Les accusations de harcèlement à l'encontre de la supérieure hiérarchique du plaignant ne sont pas étayées par la preuve. ...

Points en litige

[17]            Dans sa demande de contrôle judiciaire, le demandeur exposait plusieurs moyens qui selon lui justifiaient une réparation. Lorsque l'affaire a été instruite, certains de ces moyens ont été évoqués incidemment, et des conclusions écrites, intitulées « Arguments et déclarations, audience du 18 juillet 2001 » , alors déposées par M. Connolly, ainsi que ses arguments oraux, se rapportaient pour l'essentiel à d'autres questions. J'examinerai d'abord les points soulevés à l'audience et, vers la fin des présents motifs, j'exposerai brièvement pourquoi, à mon avis, la plupart des moyens énoncés dans la demande initiale de contrôle judiciaire n'intéressent pas la présente instance.


[18]            À l'audition de cette affaire, M. Connolly s'en est pris à la lenteur avec laquelle la Commission avait traité ses plaintes, et il a exposé les difficultés et frustrations que lui avaient causées les présumés actes discriminatoires et les présumées représailles de Postes Canada. Il trouvait également que ses plaintes n'avaient pas été sérieusement examinées par le personnel de la Commission, non plus que par la GRC lorsqu'elle avait fait une enquête distincte, mais directement rattachée à l'affaire. À son avis, ni la Commission ni la GRC n'avaient cherché de preuves tangibles.

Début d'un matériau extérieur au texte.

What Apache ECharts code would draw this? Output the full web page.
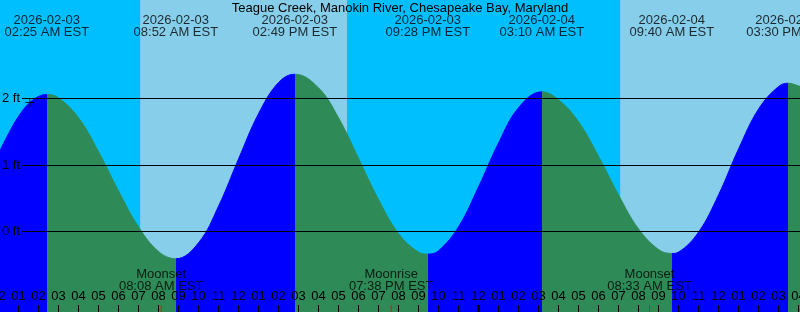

[19]            Seul le dernier de ces points intéresse la présente instance, à savoir le manque de sérieux de l'enquête effectuée par le personnel de la Commission, s'il est prouvé qu'il en a résulté des conclusions de fait rendant manifestement déraisonnable la décision de la Commission. Cette demande de contrôle judiciaire concerne la décision de la Commission de rejeter les plaintes de M. Connolly après enquête et de ne pas renvoyer l'affaire à un tribunal pour instruction. La décision de la Commission est une décision discrétionnaire, qu'une cour de justice n'a pas le loisir de modifier à la légère.

Analyse


[20]            La lenteur de la Commission à rendre une décision a été très regrettable. Je crois que la Commission elle-même reconnaîtrait que sa lenteur était pour le moins inexcusable. Néanmoins, la Cour doit ici examiner la décision finalement rendue par la Commission, non se demander pourquoi il lui a fallu environ quatre ans pour la rendre. Ce qui ne cesse de préoccuper le demandeur, c'est l'apparent manque de sérieux avec lequel, lors de sa propre enquête sur les plaintes de M. Connolly à propos des représailles, l'enquêteur de la GRC a examiné les plaintes en question et tenté de rassembler les éléments de preuve de nature à établir leur bien-fondé. M. Connolly avait pourtant, à propos de cette enquête, déposé une plainte auprès du commandant divisionnaire de la GRC et auprès de la Commission des plaintes du public contre la GRC, mais il avait alors admis que, s'il avait agi ainsi, c'était pour porter son mécontentement à l'attention de l'officier enquêteur et de ses supérieurs. Il n'a pas demandé à la Commission des plaintes du public contre la GRC d'enquêter sur l'affaire. Dans ses conclusions écrites, M. Connolly reconnaît que ses doutes à propos de l'enquête de la GRC sont étrangers à la présente procédure de contrôle judiciaire, une admission dont je lui ai su gré et que j'ai confirmée lors de l'audition de la présente affaire.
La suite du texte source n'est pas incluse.